What these students do with their religious education is a personal or family decision. Girls in Quetta and Rawalpindi, a congested town outside of Islamabad, reveal that after graduation they intend to open madrasas in their villages to teach others what they have learned. Whether the more conservative men will allow the female graduates to continue their education is a separate issue, but most girls (and boys) seek to establish their own Islamic networks and schools. Others have high hopes. For example, boys in the Dar ul-Uloom Naeemia seminary, one of Karachi’s largest, aspire to be Islamic scholars (‘alim), while others understand the need for secular education. A senior student and manager of the computer lab at the Naeemia School is pursuing an advanced degree in computer science at Karachi University.
When asked about the madrasas’ links to al-Qaeda—a common Western fallacy and accepted truth—every imam or hafiz (one who has completely memorized the Qur’an) boldly told me, “there is no link, and if there is, where is the proof?” A teacher at Karachi’s Dar ul-Uloom Amjaddia madrasa, a boys school with nearly 1,000 students, insists that “international propaganda wrongly accuse Pakistan’s madrasas of supporting terrorist networks, and we have no resources to defend ourselves.” Absent evidence from the U.S. government, teachers and students alike refuse to accept that violent jihad is propagated behind closed doors of the madrasas. That is not to say that jihad is absent from the curriculum. “It is in our religion,” said one madrasa leader, “but it is defensive jihad—the same jihad that we fought against the Soviets with the support of the Americans.”

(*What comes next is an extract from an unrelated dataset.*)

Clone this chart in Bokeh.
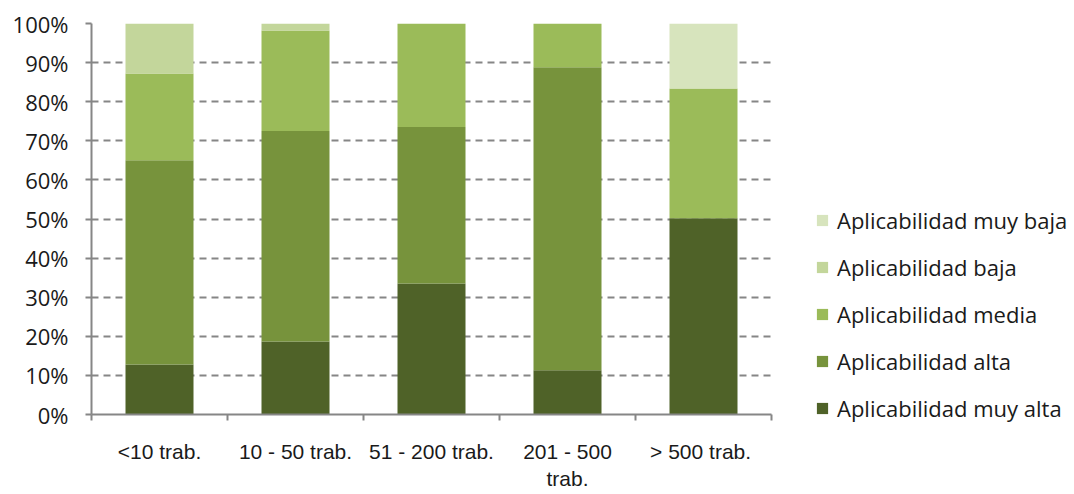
import numpy as np
from bokeh.plotting import figure
from bokeh.models import Range1d, FixedTicker, Legend, LegendItem, ColumnDataSource
from bokeh.embed import file_html
from bokeh.resources import INLINE

categories = ["<10 trab.", "10 - 50 trab.", "51 - 200 trab.", "201 - 500\ntrab.", "> 500  trab."]
muy_alta = [12.8, 18.7, 33.5, 11.3, 50.2]
alta = [52.2, 53.8, 40.0, 77.5, 0.0]
media = [22.2, 25.7, 26.5, 11.2, 33.2]
baja = [12.8, 1.8, 0.0, 0.0, 0.0]
muy_baja = [0.0, 0.0, 0.0, 0.0, 16.6]

series_names = ["Aplicabilidad muy alta", "Aplicabilidad alta", "Aplicabilidad media",
                "Aplicabilidad baja", "Aplicabilidad muy baja"]
series_vals = [muy_alta, alta, media, baja, muy_baja]
colors = ["#4F6228", "#77933C", "#9BBB59", "#C3D69B", "#D7E4BD"]
y_ticks = [0, 10, 20, 30, 40, 50, 60, 70, 80, 90, 100]

n = len(categories)
centers = list(np.arange(n) + 0.5)
bounds = list(range(n + 1))

data = {"x": centers}
keys = []
for i, v in enumerate(series_vals):
    k = f"s{i}"
    keys.append(k)
    data[k] = v
src = ColumnDataSource(data)

p = figure(frame_width=680, frame_height=391, output_backend="svg", toolbar_location=None,
           x_range=Range1d(0, n), y_range=Range1d(0, 100),
           min_border_left=91, min_border_right=0, min_border_top=23, min_border_bottom=72)
p.outline_line_color = None

renderers = p.vbar_stack(keys, x="x", width=0.5, source=src, color=colors, line_width=0)

# x axis
xa = p.xaxis[0]
xa.ticker = FixedTicker(ticks=centers, minor_ticks=bounds)
xa.major_label_overrides = {c: lab for c, lab in zip(centers, categories)}
xa.major_tick_line_color = None
xa.minor_tick_line_color = "#868686"
xa.minor_tick_line_width = 2
xa.minor_tick_out = 6
xa.minor_tick_in = 0
xa.axis_line_color = "#868686"
xa.axis_line_width = 2
xa.major_label_standoff = 19
xa.major_label_text_font = "'Liberation Sans Narrow', 'Liberation Sans'"
xa.major_label_text_font_size = "21px"
xa.major_label_text_color = "#1a1a1a"

# y axis
ya = p.yaxis[0]
ya.ticker = FixedTicker(ticks=y_ticks)
ya.major_label_overrides = {t: f"{t}%" for t in y_ticks}
ya.axis_line_color = "#868686"
ya.axis_line_width = 2
ya.major_tick_line_color = "#868686"
ya.major_tick_line_width = 2
ya.major_tick_out = 6
ya.major_tick_in = 0
ya.minor_tick_line_color = None
ya.major_label_standoff = 17
ya.major_label_text_font = "Open Sans"
ya.major_label_text_font_size = "22px"
ya.major_label_text_color = "#1a1a1a"

p.xgrid.grid_line_color = None
p.ygrid.grid_line_color = "#868686"
p.ygrid.grid_line_width = 2
p.ygrid.grid_line_dash = "7 5"

items = [LegendItem(label=series_names[i], renderers=[renderers[i]]) for i in reversed(range(len(keys)))]
legend = Legend(items=items, location=(44, -9), orientation="vertical")
legend.border_line_color = None
legend.background_fill_alpha = 0
legend.padding = 0
legend.margin = 0
legend.glyph_width = 14
legend.glyph_height = 14
legend.label_standoff = 8
legend.spacing = 17
legend.label_height = 26
legend.label_text_font = "Open Sans"
legend.label_text_font_size = "22px"
legend.label_text_color = "#1a1a1a"
legend.click_policy = "none"
p.add_layout(legend, "right")

open("out.html", "w").write(file_html(p, INLINE))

Conspiracy theories abound; it is not difficult to understand why many seminaries respect bin Laden, though reject his call for arbitrary violence. Al-Qaeda expert and talk-show host in Islamabad, Hamid Mir, says that “bin Laden is the hero by default,” or according to a madrasa manager from an Ahl al-Sunna School, “he is the lesser of two evils.” Many madrasas in Pakistan, particularly those in the Northwest Frontier Province, blame the U.S. for failing to secure Afghanistan after the Soviet withdrawal and argue that U.S. foreign policies, such as the war in Iraq, continue to fuel the fire for jihad.
The other problem lies with definition. Several religious leaders contend that terrorism has different meanings for different individuals and states. The chairman of the national madrasa society declared, “reactionaries are called terrorists, but freedom fighters are not terrorists.” He, like others, also says with a wry smile that Al-Qaeda and the jihadi organizations in Pakistan are the creation of “agencies,” and dismiss the U.S. Department of State’s list of terrorist organizations, of which Al Rashid Trust and Jama’at al-Dawa, formerly Lashkar e-Taiba, are included. The general argument offered is that “there is no proof.”
The danger in Pakistan is that everyone acknowledges that the various jihadi outfits, most of which the government banned after 9/11, continue to exist. With only a name change, their central leadership and organizational structure remains. Why they exist and how they garner support is a subject of debate among researchers and concerned citizens, but a problem no one can resolve. According to the leader of the Naeemia School, the only solution to eradicating terrorism is “to negotiate with the Muslim world,” but what that involves is an open question.